Complementing the existing answers, I would like to state a few additional points:

An operator is an operator

First of all, the operator =:= is, as the name indicates, an operator. In Prolog, we can use the predicate current_op/3 to learn more about operators. For example:

?- current_op(Prec, Type, =:=).
Prec = 700,
Type = xfx.

This means that the operator =:= has precedence 700 and is of type xfx. This means that it is a binary infix operator.

This means that you can, if you want, write a term like =:=(X, Y) equivalently as X =:= Y. In both cases, the functor of the term is =:=, and the arity of the term is 2. You can use write_canonical/1 to verify this:

?- write_canonical(a =:= b).
=:=(a,b)

A predicate is not an operator

So far, so good!

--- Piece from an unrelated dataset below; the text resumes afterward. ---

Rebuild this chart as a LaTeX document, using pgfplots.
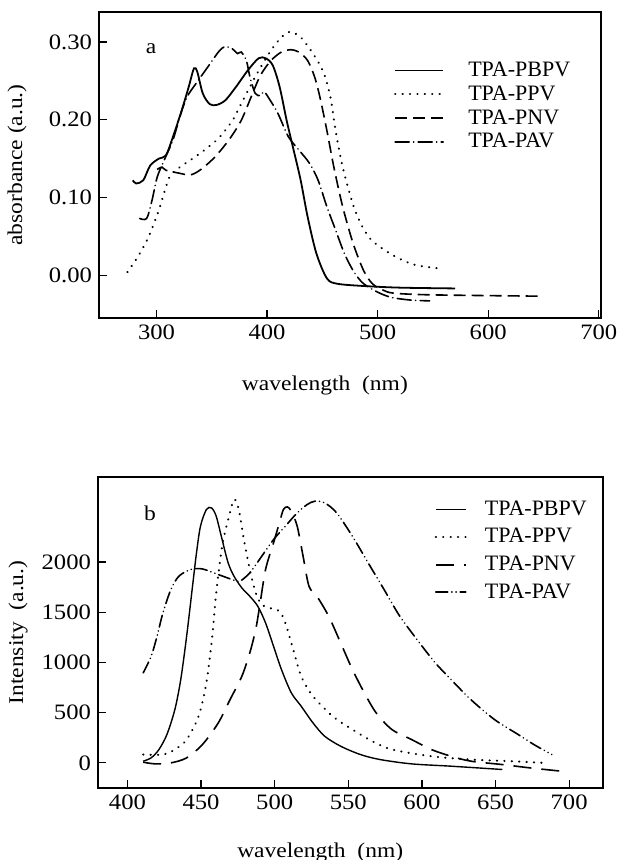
\documentclass[border=0pt]{standalone}
\usepackage{fontspec}
\setmainfont{Liberation Serif}[FakeStretch=1.12]
\newfontfamily\legfont{Liberation Serif}
\usepackage{pgfplots}
\pgfplotsset{compat=1.18}

% absorption spectra (a)
\pgfplotstableread{
nm abs
278.5 0.122
281.6 0.118
288 0.122
294.3 0.141
302.2 0.150
308.5 0.154
314.9 0.178
322.8 0.212
329.1 0.242
333.9 0.266
337 0.261
341.8 0.234
348.1 0.220
354.4 0.219
362.3 0.225
371.8 0.242
382.9 0.264
392.4 0.279
398.7 0.279
405.1 0.270
411.4 0.242
417.7 0.199
424 0.161
430.4 0.122
436.7 0.075
444.6 0.028
454.1 -0.004
463.6 -0.011
488.9 -0.014
520.6 -0.016
570 -0.017
}\absPBPV
\pgfplotstableread{
nm abs
273.7 0.004
283.2 0.024
292.7 0.049
302.2 0.084
311.7 0.126
321.2 0.139
330.7 0.148
343.4 0.161
356 0.176
368.7 0.199
378.2 0.225
390.8 0.259
403.5 0.289
413 0.306
420.9 0.313
430.4 0.306
441.5 0.285
451 0.261
457.3 0.229
462 0.186
468.4 0.139
479.4 0.084
492.1 0.049
511 0.028
532 0.014
554 0.009
}\absPPV
\pgfplotstableread{
nm abs
300.6 0.136
305 0.139
308.5 0.135
321.2 0.131
330.7 0.129
340.2 0.136
352.8 0.152
365.5 0.174
376.6 0.199
386.1 0.231
394 0.257
403.5 0.276
413 0.287
420.9 0.290
428.8 0.287
436.7 0.276
443 0.255
447.8 0.229
454.1 0.186
460.4 0.139
468.4 0.088
477.8 0.041
487.3 0.006
495.3 -0.011
504.7 -0.019
514 -0.023
541 -0.025
586 -0.026
650 -0.027
}\absPNV
\pgfplotstableread{
nm abs
284.8 0.073
291.1 0.073
295.9 0.096
300.6 0.126
307 0.148
314.9 0.174
321.2 0.204
327.5 0.229
337 0.249
346.5 0.268
356 0.287
361.7 0.294
368.7 0.291
373.4 0.285
376.6 0.287
381.3 0.276
384.5 0.255
389.2 0.234
394 0.231
397.2 0.236
401.9 0.227
409.8 0.208
419.3 0.178
428.8 0.161
438.3 0.144
446.2 0.122
454.1 0.088
462 0.058
469.9 0.028
477.8 0.006
485.8 -0.009
495 -0.018
505 -0.025
514 -0.029
530 -0.032
547 -0.033
}\absPAV

% emission spectra (b)
\pgfplotstableread{
nm I
410.7 17
416.1 50
421.4 133
426.8 282
432.2 531
436.2 829
440.2 1260
444.2 1758
446.9 2090
449.6 2355
453.6 2521
457.1 2537
460.3 2454
464.3 2222
468.4 1990
472.4 1857
477.7 1741
483.1 1658
488.5 1559
493.8 1393
499.2 1161
504.6 929
511.3 697
518 564
526 398
534 265
544.8 166
558.2 83
571.6 33
593 -10
619.8 -33
654.7 -66
}\plPBPV
\pgfplotstableread{
nm I
410.7 83
424.1 83
432.2 133
440.2 232
448.3 464
453.6 796
457.6 1260
460.3 1692
464.3 2156
468.4 2421
472.4 2620
475.6 2521
479.1 2222
483.1 1924
487.1 1692
491.2 1575
496.5 1542
503.2 1509
507.2 1393
512.6 1128
518 862
526 663
539.4 464
552.8 332
566.2 216
579.6 133
606.4 66
633.2 33
660 17
682.8 0
}\plPPV
\pgfplotstableread{
nm I
410.7 7
418.8 -10
429.5 0
440.2 50
450.9 182
461.7 398
469.7 630
477.7 862
483.1 1095
487.1 1327
489.8 1559
493.8 1924
499.2 2189
503.2 2388
505.9 2521
508.6 2547
511.3 2504
515.3 2355
519.3 2056
523.3 1758
528.7 1658
536.7 1459
544.8 1194
552.8 929
560.9 697
568.9 498
579.6 332
593 232
606.4 133
619.8 66
633.2 17
654.7 -17
673.5 -50
694.9 -83
}\plPNV
\pgfplotstableread{
nm I
410.7 896
416.1 1061
420.1 1260
424.1 1493
429.5 1725
434.9 1857
442.9 1924
450.9 1930
461.7 1874
472.4 1818
476.4 1808
483.1 1891
491.2 2056
499.2 2222
507.2 2355
515.3 2488
522 2570
527.3 2604
534 2587
542.1 2488
552.8 2255
563.5 1990
574.3 1725
585 1459
598.4 1194
609.1 995
619.8 829
633.2 630
649.3 431
665.4 282
676.1 182
688.2 83
}\plPAV

\begin{document}
\begin{tikzpicture}
\useasboundingbox (0pt,0pt) rectangle (308pt,430pt);
\pgfplotsset{
  every axis/.append style={
    scale only axis, anchor=south west,
    axis line style={line width=0.8pt},
    tick align=inside, xtick pos=bottom, ytick pos=left,
    major tick length=4pt, tick style={line width=0.6pt,black},
    /pgf/number format/assume math mode=true,
    /pgf/number format/1000 sep={},
    tick label style={font=\fontsize{11}{13}\selectfont},
    label style={font=\fontsize{10.5}{12}\selectfont},
    legend cell align=left,
    legend style={draw=none,fill=none,font=\legfont\fontsize{11}{13}\selectfont,anchor=north west},
  },
}
% (a) absorbance
\begin{axis}[
  at={(49.5pt,271pt)}, width=251pt, height=153pt,
  xmin=248, xmax=702, ymin=-0.055, ymax=0.3385,
  xtick={300,400,500,600,700}, ytick={0,0.1,0.2,0.3},
  yticklabel style={/pgf/number format/.cd,fixed,fixed zerofill,precision=2},
  xlabel={wavelength\ \ (nm)}, ylabel={absorbance (a.u.)},
  xlabel style={at={(axis description cs:0.45,-0.219)},anchor=center},
  ylabel style={at={(axis description cs:-0.163,0.5)},anchor=center},
  legend image code/.code={\draw[#1] (0pt,0pt) -- (24pt,0pt); \path (34pt,0pt);},
  legend style={at={(0.575,0.865)},row sep=-0.8pt},
]
\addplot[black,line width=0.9pt,smooth,tension=0.5] table[x=nm,y=abs] {\absPBPV};
\addplot[black,line width=1.1pt,line cap=round,dash pattern=on 0.1pt off 3.6pt,smooth,tension=0.5] table[x=nm,y=abs] {\absPPV};
\addplot[black,line width=0.8pt,dash pattern=on 6pt off 3pt,smooth,tension=0.5] table[x=nm,y=abs] {\absPNV};
\addplot[black,line width=0.8pt,line cap=round,dash pattern=on 7pt off 2.2pt on 0.1pt off 2.2pt,smooth,tension=0.5] table[x=nm,y=abs] {\absPAV};
\legend{TPA-PBPV,TPA-PPV,TPA-PNV,TPA-PAV}
\node[font=\fontsize{10.5}{12}\selectfont] at (rel axis cs:0.104,0.88) {a};
\end{axis}
% (b) photoluminescence
\begin{axis}[
  at={(49pt,36pt)}, width=252.5pt, height=155.5pt,
  xmin=380, xmax=723, ymin=-250, ymax=2845,
  xtick={400,450,...,700}, ytick={0,500,1000,1500,2000},
  xlabel={wavelength\ \ (nm)}, ylabel={Intensity\ \ (a.u.)},
  xlabel style={at={(axis description cs:0.44,-0.206)},anchor=center},
  ylabel style={at={(axis description cs:-0.158,0.5)},anchor=center},
  legend image code/.code={\draw[#1] (0pt,0pt) -- (15pt,0pt); \path (22pt,0pt);},
  legend style={at={(0.654,0.95)},row sep=1pt},
]
\addplot[black,line width=0.7pt,smooth,tension=0.5] table[x=nm,y=I] {\plPBPV};
\addplot[black,line width=1.1pt,line cap=round,dash pattern=on 0.1pt off 3.6pt,smooth,tension=0.5] table[x=nm,y=I] {\plPPV};
\addplot[black,line width=0.8pt,dash pattern=on 9pt off 5pt,smooth,tension=0.5] table[x=nm,y=I] {\plPNV};
\addplot[black,line width=0.8pt,line cap=round,dash pattern=on 6pt off 2pt on 0.1pt off 2pt on 0.1pt off 2pt,smooth,tension=0.5] table[x=nm,y=I] {\plPAV};
\legend{TPA-PBPV,TPA-PPV,TPA-PNV,TPA-PAV}
\node[font=\fontsize{10.5}{12}\selectfont] at (rel axis cs:0.103,0.884) {b};
\end{axis}
\end{tikzpicture}
\end{document}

This has all been a purely syntactical feature. However, what you are actually asking about is the predicate (=:=)/2, whose name is =:= and which takes 2 arguments.

As others have already explained, the predicate (=:=)/2 denotes arithmetic equality of two arithmetic expressions. It is true iff its arguments evaluate to the same number.

For example, let us try the most general query, by which we ask for any solution whatsoever, using variables as arguments:

?- X =:= Y.
ERROR: Arguments are not sufficiently instantiated

Hence, this predicate is not a true relation, since we cannot use it for generating results! This is a quite severe drawback of this predicate, clashing with what you commonly call "declarative programming".

The predicate only works in the very specific situation that both arguments are fully instantiated. For example:

?- 1 + 2 =:= 3.
true.

We call such predicates moded because they can only be used in particular modes of usage. For the vast majority of beginners, moded predicates are a nightmare to use, because they require you to think about your programs procedurally, which is quite hard at first and remains hard also later. Also, moded predicates severely limit the generality of your programs, because you cannot use them on all directions in which you could use pure predicates.

Constraints are a more general alternative

Prolog also provides much more general arithmetic predicates in the form of arithmetic constraints.

For example, in the case of integers, try your Prolog system's CLP(FD) constraints. One of the most important CLP(FD) constraints denotes arithmetic equality and is called (#=)/2. In complete analogy to (=:=)/2, the operator (#=)/2 is also defined as an infix operator, and so you can write for example:

| ?- 1 + 2 #= 3.

yes

I am using GNU Prolog as one particular example, and many other Prolog systems also provide CLP(FD) implementations.

A major attraction of constraints is found in their generality. For example, in contrast to (=:=)/2, we get with the predicate (#=)/2:

| ?- X + 2 #= 3.

X = 1

| ?- 1 + Y #= 3.

Y = 2

And we can even ask the most general query:

| ?- X #= Y.

X = _#0(0..268435455)
Y = _#0(0..268435455)

Note how naturally these predicates blend into Prolog and act as relations between integer expressions that can be queried in all directions.

Depending on the domain of interest, my recommendition is to use CLP(FD), CLP(Q), CLP(B) etc. instead of using more low-level arithmetic predicates.

Also see clpfd, clpq and clpb for more information.

Coincidentally, the operator =:= is used by CLP(B) with a completely different meaning:

?- sat(A =:= B+1).
A = 1,
sat(B=:=B).

This shows that you must distinguish between operators and predicates. In the above case, the predicate sat/1 has interpreted the given expression as a propositional formula, and in this context, =:= denotes equality of Boolean expressions.